If E:64:00 appears with any lens, the body's lens controller has the fault.

Affected Models

  • Sony Alpha A7 series
  • Sony Alpha A9 series
  • Sony Alpha A6000 series
  • Sony Alpha A1
  • Sony FX series

Common Causes

  • Lens focus motor failed
  • Lens aperture motor stuck or jammed
  • Lens dropped or impacted causing internal damage
  • Body lens controller IC failed
  • Aftermarket adapter blocking motor signals

How to Fix It

  1. Power off and remove the lens.

    Standard reset: turn off, remove battery, remove lens.
    Wait 30 seconds.
    This clears any latched controller state in both body and lens.

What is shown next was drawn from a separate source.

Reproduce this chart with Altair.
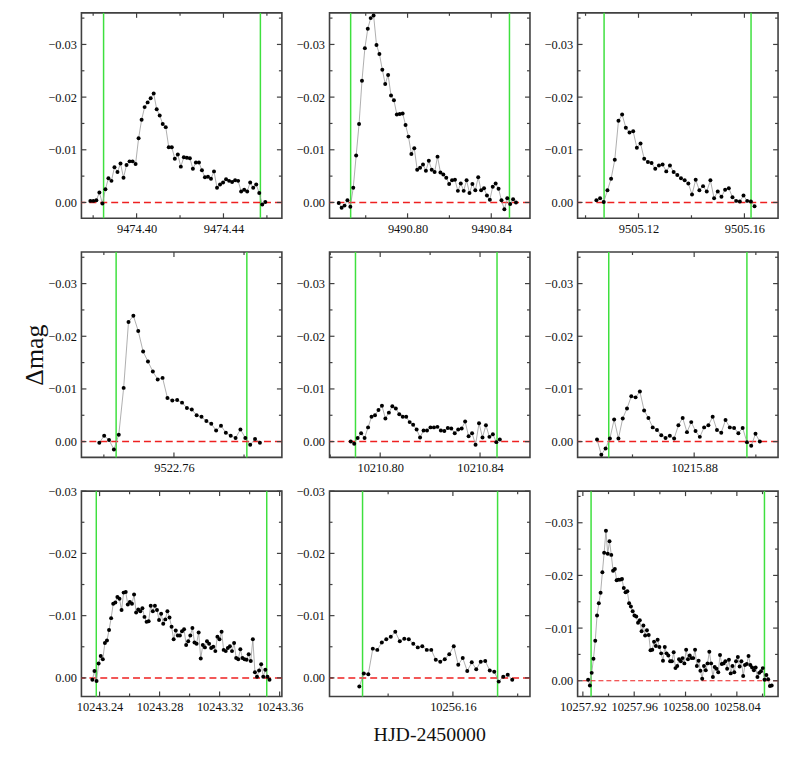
import altair as alt
import pandas as pd

FONT = "Liberation Serif"
CADENCE = 2.0 / 1440.0  # 2-minute sampling, in days
W, H = 202, 207
FRAME = "#404040"
GREEN = "#3ee03e"
RED = "#ee2020"
LINE = "#9a9a9a"

Y_MAJOR = [-0.03, -0.02, -0.01, 0.0]
Y_MINOR = [-0.035, -0.025, -0.015, -0.005]

# ---- panel data (delta mag in mmag) ----
p1_t0 = 9474.3787
p1_dmag = [-0.3, -0.3, -0.4, -1.9, 0.2, -2.5, -4.6, -4.1, -6.7, -5.8, -7.4, -4.7, -7.1, -7.8, -7.8, -7.3,
           -12.2, -15.7, -18.1, -19.0, -19.8, -20.7, -17.7, -16.5, -14.9, -14.3, -10.5, -10.5, -8.3, -9.1,
           -6.8, -8.6, -8.5, -8.4, -6.4, -7.6, -7.6, -6.1, -4.8, -4.9, -4.5, -5.9, -2.8, -3.4, -3.8, -4.4,
           -4.1, -3.9, -4.2, -4.1, -2.1, -2.4, -2.1, -3.8, -2.8, -3.4, -1.8, 0.4, -0.1]
p1_green = [9474.3848, 9474.4570]
p1_xdom = [9474.3746, 9474.4669]
p1_xticks = [9474.38, 9474.40, 9474.42, 9474.44, 9474.46]
p1_xlabels = [9474.40, 9474.44]

p2_t0 = 9490.7671
p2_dmag = [0.1, 1.0, 0.6, -0.4, 0.8, -2.8, -8.9, -14.9, -23.1, -29.3, -33.0, -35.0, -35.5, -29.9, -28.2,
           -25.2, -22.5, -24.2, -20.3, -19.4, -16.7, -16.8, -16.9, -14.7, -12.5, -9.2, -10.3, -6.2, -6.6,
           -7.2, -6.0, -7.9, -6.2, -5.8, -8.7, -5.7, -5.3, -4.7, -3.5, -4.2, -4.3, -2.2, -3.6, -2.2, -4.2,
           -1.8, -3.5, -2.3, -4.8, -2.3, -2.7, -1.3, -0.5, -3.0, -3.6, -2.6, -0.4, 1.3, -0.8, 0.3, -0.6, 0.0]
p2_green = [9490.7728, 9490.8487]
p2_xdom = [9490.7627, 9490.8585]
p2_xticks = [9490.78, 9490.80, 9490.82, 9490.84]
p2_xlabels = [9490.80, 9490.84]

p3_t0 = 9505.1041
p3_dmag = [-0.4, -0.8, -0.1, -2.3, -4.5, -8.1, -15.5, -16.7, -14.2, -13.3, -13.5, -10.4, -11.2, -8.3, -7.7,
           -7.5, -6.4, -7.0, -7.2, -5.9, -7.0, -5.8, -5.2, -4.6, -4.2, -3.6, -1.5, -4.3, -2.3, -3.1, -2.1,
           -4.2, -0.8, -2.1, -1.1, -2.4, -2.7, -1.0, -0.3, -0.2, -1.3, -0.3, -0.2, 0.7]
p3_green = [9505.1070, 9505.1625]
p3_xdom = [9505.0970, 9505.1727]
p3_xticks = [9505.10, 9505.12, 9505.14, 9505.16]
p3_xlabels = [9505.12, 9505.16]

p4_t0 = 9522.7387
p4_dmag = [0.2, -1.1, -0.3, 1.5, -1.3, -10.2, -22.7, -23.9, -21.0, -17.1, -15.2, -13.3, -11.8, -12.1, -8.3,
           -7.8, -7.9, -7.4, -6.4, -6.1, -5.0, -4.7, -3.9, -3.4, -2.1, -3.0, -1.7, -1.1, -0.7, -2.3, -0.7,
           0.6, -0.5, 0.2]
p4_green = [9522.7435, 9522.7808]
p4_xdom = [9522.7336, 9522.7908]
p4_xticks = [9522.74, 9522.76, 9522.78]
p4_xlabels = [9522.76]

p5_t0 = 10210.7882
p5_dmag = [0.0, 0.4, -0.7, -1.6, -0.7, -2.7, -4.7, -5.0, -6.0, -6.8, -4.4, -5.5, -6.7, -6.3, -5.2, -4.7,
           -4.7, -3.7, -3.2, -2.3, -0.8, -2.1, -2.1, -2.7, -2.7, -2.8, -2.1, -2.0, -2.6, -2.5, -1.6, -2.3,
           -2.5, -3.8, -1.0, -1.6, 0.6, -3.5, -0.8, -3.1, -0.9, -1.4, 0.1, -0.4]
p5_green = [10210.7901, 10210.8468]
p5_xdom = [10210.7797, 10210.8600]
p5_xticks = [10210.78, 10210.80, 10210.82, 10210.84]
p5_xlabels = [10210.80, 10210.84]

p6_t0 = 10215.8485
p6_dmag = [-0.4, 2.5, 1.3, -0.6, -4.2, -0.6, -4.4, -6.3, -8.6, -8.4, -9.5, -5.9, -4.5, -2.7, -2.2, -1.2,
           -0.7, -1.1, -0.6, -3.1, -4.5, -1.8, -3.7, -2.0, -0.9, -2.7, -3.1, -4.7, -2.2, -1.7, -4.1, -2.7,
           -2.6, -1.6, -2.6, 0.1, 0.8, -1.5, 0.0]
p6_green = [10215.8523, 10215.8971]
p6_xdom = [10215.8422, 10215.9072]
p6_xticks = [10215.86, 10215.88, 10215.90]
p6_xlabels = [10215.88]

p7_t0 = 10243.2352
p7_dmag = [0.3, -1.1, 0.5, -2.3, -3.5, -3.0, -5.6, -6.0, -7.7, -9.6, -11.9, -12.1, -13.0, -12.7, -10.9,
           -13.7, -13.8, -11.8, -12.2, -11.9, -13.4, -10.5, -11.0, -10.7, -11.2, -9.8, -9.0, -9.1, -11.6,
           -10.7, -11.6, -10.9, -9.3, -10.3, -8.7, -9.4, -10.7, -9.7, -8.2, -6.2, -7.6, -6.8, -6.8, -7.5,
           -7.8, -5.3, -5.9, -6.8, -8.0, -5.7, -5.5, -7.3, -3.1, -5.3, -4.9, -5.9, -5.5, -4.8, -5.0, -4.3,
           -6.6, -6.2, -7.4, -4.5, -4.3, -4.8, -5.1, -4.3, -5.6, -3.2, -3.0, -4.6, -3.2, -3.0, -2.9, -3.8,
           -2.7, -6.2, -0.9, -0.2, -1.2, -2.2, -0.2, -1.3, -0.2, 0.3]
p7_green = [10243.2378, 10243.3514]
p7_xdom = [10243.2279, 10243.3615]
p7_xticks = [10243.24, 10243.26, 10243.28, 10243.30, 10243.32, 10243.34, 10243.36]
p7_xlabels = [10243.24, 10243.28, 10243.32, 10243.36]

p8_t0 = 10256.1311
p8_dmag = [1.4, -0.7, -0.6, -4.7, -4.5, -5.7, -6.2, -6.6, -7.4, -5.9, -6.3, -6.2, -5.5, -4.9, -5.1, -4.5,
           -4.5, -2.9, -2.6, -3.0, -3.8, -5.1, -2.1, -3.2, -1.1, -2.5, -1.4, -2.6, -2.7, -1.2, -1.0, 0.6,
           -0.2, -0.5, 0.3]
p8_green = [10256.1321, 10256.1738]
p8_xdom = [10256.1219, 10256.1838]
p8_xticks = [10256.14, 10256.16, 10256.18]
p8_xlabels = [10256.16]

p9_t0 = 10257.9241
p9_dmag = [-0.2, 0.9, -1.5, -4.2, -7.6, -12.4, -14.7, -16.7, -20.6, -24.3,
           -28.5, -24.1, -26.5, -23.9, -20.9, -21.2, -19.1, -19.2, -19.2, -19.3,
           -17.6, -16.8, -17.0, -14.7, -14.1, -13.2, -12.4, -12.2, -11.0, -11.5,
           -9.4, -10.5, -8.6, -9.6, -8.7, -5.8, -5.9, -7.4, -6.6, -7.8,
           -6.4, -5.2, -3.8, -6.4, -5.2, -4.8, -3.7, -3.7, -5.4, -2.4,
           -2.8, -4.1, -3.7, -4.3, -3.3, -5.9, -4.1, -4.8, -4.3, -4.3,
           -5.9, -2.8, -3.8, -1.9, -0.4, -2.8, -2.0, -3.3, -5.5, -3.3,
           -0.7, -2.6, -2.3, -1.6, -4.9, -3.2, -3.3, -3.7, -2.3, -4.0,
           -1.4, -2.8, -1.6, -3.7, -4.5, -2.7, -3.7, -0.9, -3.0, -3.2,
           -4.7, -3.0, -2.5, -2.0, -2.5, -0.7, -1.5, -1.8, -2.4, -0.2,
           -1.1, -0.3, 1.0, 0.9]
p9_green = [10257.9264, 10258.0615]
p9_xdom = [10257.9159, 10258.0721]
p9_xticks = [10257.92, 10257.94, 10257.96, 10257.98, 10258.00, 10258.02, 10258.04, 10258.06]
p9_xlabels = [10257.92, 10257.96, 10258.00, 10258.04]

YDOM_A = [-0.036, 0.003]
YDOM_B = [-0.03, 0.003]

panels = [
    dict(t0=p1_t0, dmag=p1_dmag, green=p1_green, xdom=p1_xdom, xt=p1_xticks, xl=p1_xlabels, ydom=YDOM_A),
    dict(t0=p2_t0, dmag=p2_dmag, green=p2_green, xdom=p2_xdom, xt=p2_xticks, xl=p2_xlabels, ydom=YDOM_A),
    dict(t0=p3_t0, dmag=p3_dmag, green=p3_green, xdom=p3_xdom, xt=p3_xticks, xl=p3_xlabels, ydom=YDOM_A),
    dict(t0=p4_t0, dmag=p4_dmag, green=p4_green, xdom=p4_xdom, xt=p4_xticks, xl=p4_xlabels, ydom=YDOM_A),
    dict(t0=p5_t0, dmag=p5_dmag, green=p5_green, xdom=p5_xdom, xt=p5_xticks, xl=p5_xlabels, ydom=YDOM_A),
    dict(t0=p6_t0, dmag=p6_dmag, green=p6_green, xdom=p6_xdom, xt=p6_xticks, xl=p6_xlabels, ydom=YDOM_A),
    dict(t0=p7_t0, dmag=p7_dmag, green=p7_green, xdom=p7_xdom, xt=p7_xticks, xl=p7_xlabels, ydom=YDOM_B),
    dict(t0=p8_t0, dmag=p8_dmag, green=p8_green, xdom=p8_xdom, xt=p8_xticks, xl=p8_xlabels, ydom=YDOM_B),
    dict(t0=p9_t0, dmag=p9_dmag, green=p9_green, xdom=p9_xdom, xt=p9_xticks, xl=p9_xlabels, ydom=YDOM_A,
         zw=1.1, zdash=[5, 3]),
]


def tick_rules(values, enc, field, side, length):
    if not values:
        return None
    df = pd.DataFrame({field: values})
    ch = alt.Chart(df).mark_rule(color=FRAME, strokeWidth=1.2)
    if field == "t":
        if side == "bottom":
            return ch.encode(x=enc, y=alt.value(H), y2=alt.value(H - length))
        return ch.encode(x=enc, y=alt.value(0), y2=alt.value(length))
    if side == "left":
        return ch.encode(y=enc, x=alt.value(0), x2=alt.value(length))
    return ch.encode(y=enc, x=alt.value(W - length), x2=alt.value(W))


def build(idx, p):
    n = len(p["dmag"])
    df = pd.DataFrame({"t": [p["t0"] + i * CADENCE for i in range(n)],
                       "m": [v / 1000.0 for v in p["dmag"]]})
    xs = alt.Scale(domain=p["xdom"], nice=False, zero=False)
    ys = alt.Scale(domain=p["ydom"], reverse=True, nice=False, zero=False)
    xax = alt.Axis(values=p["xl"], format=".2f", ticks=False, domain=False, grid=False, title=None,
                   labelPadding=4, labelFlush=False, labelOverlap=False,
                   labelFont=FONT, labelFontSize=12.5, labelColor="#111")
    yax = alt.Axis(values=Y_MAJOR, format=".2f", ticks=False, domain=False, grid=False, title=None,
                   labelPadding=5, labelOverlap=False,
                   labelFont=FONT, labelFontSize=12.5, labelColor="#111")
    X = alt.X("t:Q", scale=xs, axis=xax)
    Y = alt.Y("m:Q", scale=ys, axis=yax)

    lo, hi = p["xdom"]
    xmaj = [v for v in p["xl"] if lo < v < hi]
    xmin = [v for v in p["xt"] if lo < v < hi and all(abs(v - u) > 1e-6 for u in p["xl"])]
    ylo, yhi = p["ydom"]
    ymaj = [v for v in Y_MAJOR if ylo <= v <= yhi]
    ymin = [v for v in Y_MINOR if ylo < v < yhi]

    layers = [
        alt.Chart(pd.DataFrame({"t": p["green"]})).mark_rule(color=GREEN, strokeWidth=1.5).encode(x=X),
        alt.Chart(pd.DataFrame({"m": [0.0]})).mark_rule(
            color=RED, strokeWidth=p.get("zw", 1.5), strokeDash=p.get("zdash", [7, 4])).encode(y=Y),
        alt.Chart(df).mark_line(color=LINE, strokeWidth=0.8).encode(x=X, y=Y),
        alt.Chart(df).mark_circle(color="black", size=16, opacity=1).encode(x=X, y=Y),
    ]
    for side in ("bottom", "top"):
        for vals, ln in ((xmaj, 5), (xmin, 3)):
            r = tick_rules(vals, X, "t", side, ln)
            if r is not None:
                layers.append(r)
    for side in ("left", "right"):
        for vals, ln in ((ymaj, 5), (ymin, 3)):
            r = tick_rules(vals, Y, "m", side, ln)
            if r is not None:
                layers.append(r)

    if idx == 7:
        layers.append(alt.Chart(pd.DataFrame({"s": ["HJD-2450000"]})).mark_text(
            font=FONT, fontSize=20, align="center", baseline="middle", color="#111"
        ).encode(text="s:N", x=alt.value(W / 2), y=alt.value(246)))
    if idx == 3:
        layers.append(alt.Chart(pd.DataFrame({"s": ["\u0394mag"]})).mark_text(
            font=FONT, fontSize=26, align="center", baseline="middle", angle=270, color="#111"
        ).encode(text="s:N", x=alt.value(-47), y=alt.value(104)))

    return alt.layer(*layers).properties(width=W, height=H)


charts = [build(i, p) for i, p in enumerate(panels)]

chart = alt.concat(
    *charts, columns=3, spacing={"row": 34, "column": 48}, bounds="flush",
    padding={"left": 13, "top": 0, "right": 5, "bottom": 5},
).configure_view(
    stroke=FRAME, strokeWidth=1.6
).configure_axis(
    labelFont=FONT, labelFontSize=12.5, labelColor="#111"
)

chart.save("out.html", embed_options={"renderer": "svg", "actions": False})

  2. Test the lens manually.

    With the lens off the camera, switch it to manual focus.
    Turn the focus ring — should rotate smoothly with light resistance.
    If it grinds, sticks, or won't move, the focus motor mechanism is jammed.
    Same test for aperture if your lens has a manual aperture ring.

  3. Try a different known-good lens.

    Mount a different Sony E-mount lens.
    Power on and try focusing.
    If E:64:00 doesn't appear, your original lens has a failed motor.
    If E:64:00 appears with any lens, the body has the fault and needs Sony service.

  4. Remove any adapters.

    If using EF-to-E or other lens adapters, remove the adapter and try the body with a native E-mount lens.
    Cheap adapters can block motor control signals.
    If E:64:00 only appears with adapter+lens, the adapter is the issue.
    Use Sigma MC-11 or Canon's official adapters for reliability.

  5. Send to Sony service.

    Lens motor repair: 200–500 USD typical for prime lenses, more for telephotos.
    For older or entry-level lenses, replacement may be more economical than repair.
    Body controller repair: 250–500 USD service fee.
    Get a quote before authorizing.

Frequently Asked Questions

Will E:64:00 always block shooting?

Mostly yes — without working lens motor, autofocus and auto-aperture don't work.
Some bodies allow shooting with manual focus and manual aperture ring (if the lens has one).
For lenses without manual aperture rings, you're stuck.
Plan for repair to restore normal use.

Can a drop cause E:64:00?

Yes — direct impact on the lens can shift focus motor components out of alignment or break internal connectors.
If E:64:00 appeared right after a drop, that's almost certainly the cause.
Service the lens — running a drop-damaged lens often makes things worse over time.